2020-09-14

韓国:エルメスバッグを受講生が製作、房運営者に損害賠償責任あり - Kim & Chang

韓国の法院は、革工房の運営者が受講生にエルメスの「バーキンバッグ」「ケリーバッグ」などと同じ形態の模造品の製作方法を教育する行為は不正競争行為であるとして、工房運営者に保管中の副資材などの廃棄および400万ウォンの損害賠償責任があると判決した。

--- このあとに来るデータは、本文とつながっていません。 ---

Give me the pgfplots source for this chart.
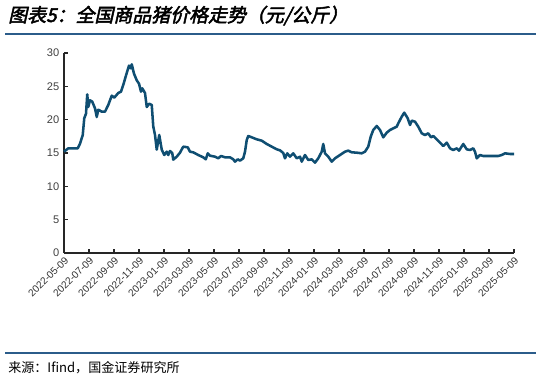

工房運営者であるA氏は2018年からソウルでハンドバッグ製作講座を運営していたが、受講生の募集に際しエルメスバッグと類似のバッグ写真を掲示して、裁断の必要がないDIY KIT革材料を利用して初心者でも簡単に製作することができ、教育に使用する革と副資材は99%以上エルメス製品と同じものであると広報した。受講生は教育終了後、製作したバッグを持ち帰った。
これに対しエルメス社がA氏の行為が不正競争行為に該当するとして訴えを提起し、A氏は製作する物品の選択、製作、使用はいずれも受講生によるものであったと抗弁した。
 
参考に、韓国不正競争防止法2条1項イ目は、「国内に広く認識されている他人の商品であることを表示した標識と同一若しくは類似のものを使用し、又はこのようなものを使用した商品を販売して、他人の商品と混同を生じさせる行為」を不正競争行為の中の一つと定義している。
 
このような双方の主張に対し法院は、エルメスバッグの形態が特定人の出所表示として識別力を備えた、不競法によって保護されることができる商品標識に該当すると前提した後、A氏の教育行為は直接エルメスバッグの商品形態などを「使用」したことに該当するだけでなく、教育行為によって製作された製品はエルメスと出所が同一であると誤認させるおそれがあるため混同行為にも該当すると判示した。
 
また、A氏が直接製造・販売した事実がなく、たとえ製品の直接的な製作主体が受講生であるとしても、A氏は自身の能動的な支配・管理の下で受講生をしてエルメス製品と同じ形態の製品を製作させることにより実際のエルメスバッグの商品形態および標章と同一の製品を製造・販売したものとみなすべきであると判断した。